According to the Bureau of Labor Statistics (BLS), there were 151k, 000 net
new jobs created in the month of January, and the unemployment rate fell to
4.9%. The continuing increase in new job creation and removal of slack in the
labor market is causing the Phillips-curve-obsessed Fed to maintain a tightening
stance on monetary policy.
However, not only is Ms. Yellen and company wrong about the progenitor of
inflation, the Fed is also obsessing about job growth that isn't real. According
to that same BLS, in December of 2015 thru January 2016 the economy actually
lost 2,999,000 jobs, or 2.08% of the workforce. The Labor Department arrived
at a positive employment number because the BLS seasonally adjusts the data--my
friend David Stockman had more to say about his in his excellent blog.
On a seasonally adjusted basis the U.S. economy created 413k, 000 jobs during
that timeframe. Of course, it makes sense to adjust the jobs data for hiring
and firing around the Christmas season. But it makes much more sense to look
at the data year over year for a more accurate assessment of the labor market.

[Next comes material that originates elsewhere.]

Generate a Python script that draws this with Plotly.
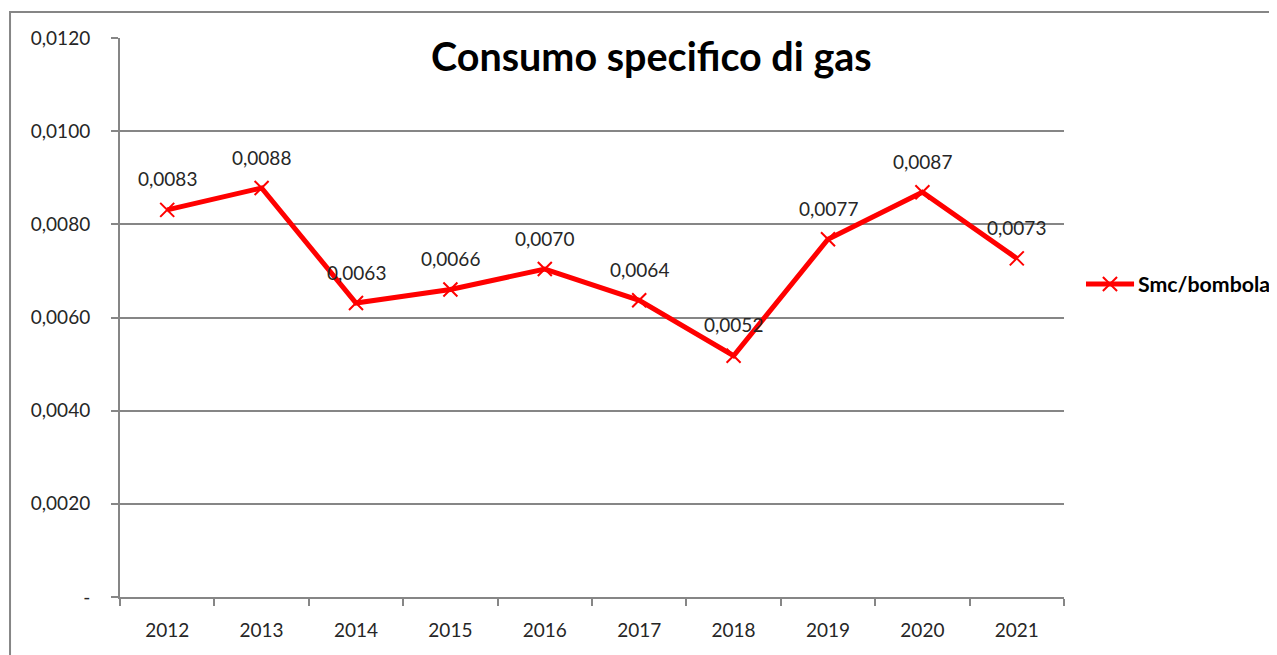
import plotly.graph_objects as go

years = ["2012", "2013", "2014", "2015", "2016", "2017", "2018", "2019", "2020", "2021"]
smc_bombola = [0.00831, 0.00878, 0.00631, 0.00660, 0.00704, 0.00637, 0.00518, 0.00768, 0.00869, 0.00727]
y_tick_vals = [0, 0.002, 0.004, 0.006, 0.008, 0.010, 0.012]
y_tick_text = ["-", "0,0020", "0,0040", "0,0060", "0,0080", "0,0100", "0,0120"]
series_name = "Smc/bombola"
title_text = "Consumo specifico di gas"

FONT = "Lato"
GRID = "#868686"
TXT = "#262626"
RED = "#FF0000"

fig = go.Figure()
fig.add_trace(go.Scatter(
    x=years, y=smc_bombola, mode="lines+markers", name=series_name, showlegend=False,
    line=dict(color=RED, width=5),
    marker=dict(symbol="x-thin", size=14, line=dict(color=RED, width=2), color=RED),
))

for i, v in enumerate(smc_bombola):
    fig.add_annotation(x=i, y=v, xref="x", yref="y", text=f"{v:.4f}".replace(".", ","),
                       showarrow=False, xanchor="center", yanchor="middle",
                       yshift=31, font=dict(family=FONT, size=19, color=TXT))

fig.add_annotation(xref="paper", yref="paper", x=0.563, y=0.968, xanchor="center", yanchor="middle",
                   text="<b>" + title_text + "</b>",
                   showarrow=False, font=dict(family=FONT, size=39.5, color="#000000"))

# chart area border
fig.add_shape(type="rect", xref="paper", yref="paper", x0=-0.1165, x1=1.3, y0=-0.2, y1=1.0465,
              line=dict(color="#868686", width=2), fillcolor="rgba(0,0,0,0)", layer="below")

# manual legend (line sample with x marker + bold label)
ly = 0.56
fig.add_shape(type="line", xref="paper", yref="paper", x0=1.0233, x1=1.0742, y0=ly, y1=ly,
              line=dict(color=RED, width=5))
dx, dy = 0.0075, 0.0125
fig.add_shape(type="line", xref="paper", yref="paper", x0=1.0487 - dx, x1=1.0487 + dx,
              y0=ly - dy, y1=ly + dy, line=dict(color=RED, width=2))
fig.add_shape(type="line", xref="paper", yref="paper", x0=1.0487 - dx, x1=1.0487 + dx,
              y0=ly + dy, y1=ly - dy, line=dict(color=RED, width=2))
fig.add_annotation(xref="paper", yref="paper", x=1.0765, y=ly, xanchor="left", yanchor="middle",
                   text="<b>" + series_name + "</b>", showarrow=False,
                   font=dict(family=FONT, size=21.3, color="#000000"))

fig.update_layout(
    width=1269, height=647,
    margin=dict(l=112, r=213, t=30, b=58, autoexpand=False),
    paper_bgcolor="white", plot_bgcolor="white",
    showlegend=False,
    font=dict(family=FONT, size=19, color=TXT),
)
fig.update_xaxes(type="category", range=[-0.5, 9.5], showgrid=False, showline=True,
                 linecolor=GRID, linewidth=2, ticks="outside", ticklen=7, tickcolor=GRID,
                 tickwidth=2, tickson="boundaries", ticklabelstandoff=15, automargin=False,
                 tickfont=dict(family=FONT, size=19, color=TXT))
fig.update_yaxes(range=[0, 0.012], tickvals=y_tick_vals, ticktext=y_tick_text,
                 showgrid=True, gridcolor=GRID, gridwidth=2, showline=True, linecolor=GRID,
                 linewidth=2, ticks="outside", ticklen=7, tickcolor=GRID, tickwidth=2,
                 zeroline=False, ticklabelstandoff=17, automargin=False,
                 tickfont=dict(family=FONT, size=19, color=TXT))

fig.write_html("out.html")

During December 2014 thru January 2015 the economy shed 2,820,000, or 1.99%.
Therefore, the economy not only lost 179,000 more jobs this year during the
post-Holiday layoff season than it did the year prior, but it also suffered
a greater percentage of job losses than it did during the comparative time
frame.
What makes this layoff picture even worse is the number of retail corporations
that are in the process of closing their brick and mortar presence. For example,
Walmart is closing 154 stores in the United States and is laying off 10,000
employees. There are also about 6,000 other major retailers that are in the
process of shuttering up their stores. This means the part-time, retail-job
growth economy, which has been the staple of hiring since the recovery began,
will be shedding more jobs at an increased rate going forward.
And please don't believe today's 4.9% U-3 unemployment is comparable with
times past. The last time the unemployment rate was 4.9% was February of 2008.
At that time the Labor Force Participation Rate (LPR) was 66 and the Employment
to Population Ratio (EPR) was 62.8. Today's low unemployment rate comes with
a LPR of only 62.7 and an EPR of just 59.6.
But the major point here is that a low unemployment rate can never lead to
inflation. And this is especially true when all of that job growth is the seasonally
adjusted phantom variety. The Keynesian squatters who inhabit the FOMC believe
dogmatically that inflation is the result of too many people being employed.
However, what they fail to understand it that inflation is all about a loss
of confidence in the purchasing power of a currency. That can never be the
result of a low unemployment rate.
Nevertheless, Yellen and her Philips-curve junkies indicated clearly in the
Semiannual Monetary Policy Report to Congress on February 10th that the FOMC
will lean toward hiking interest rates until the U-3 unemployment rate begins
to rise. This means the Fed will be threatening to continue tightening monetary
policy into an incipient global deflationary depression. But Yellen will not
be able to increase the Fed Funds rate above the 75bps level before the bottom
completely falls out on the global economy. Perhaps she will be pretend the
world isn't collapsing around her for a little while longer. But we all know
better and it won't be long before the Fed joins the rest of the developed
world's central bankers into perpetual QE and NIRP.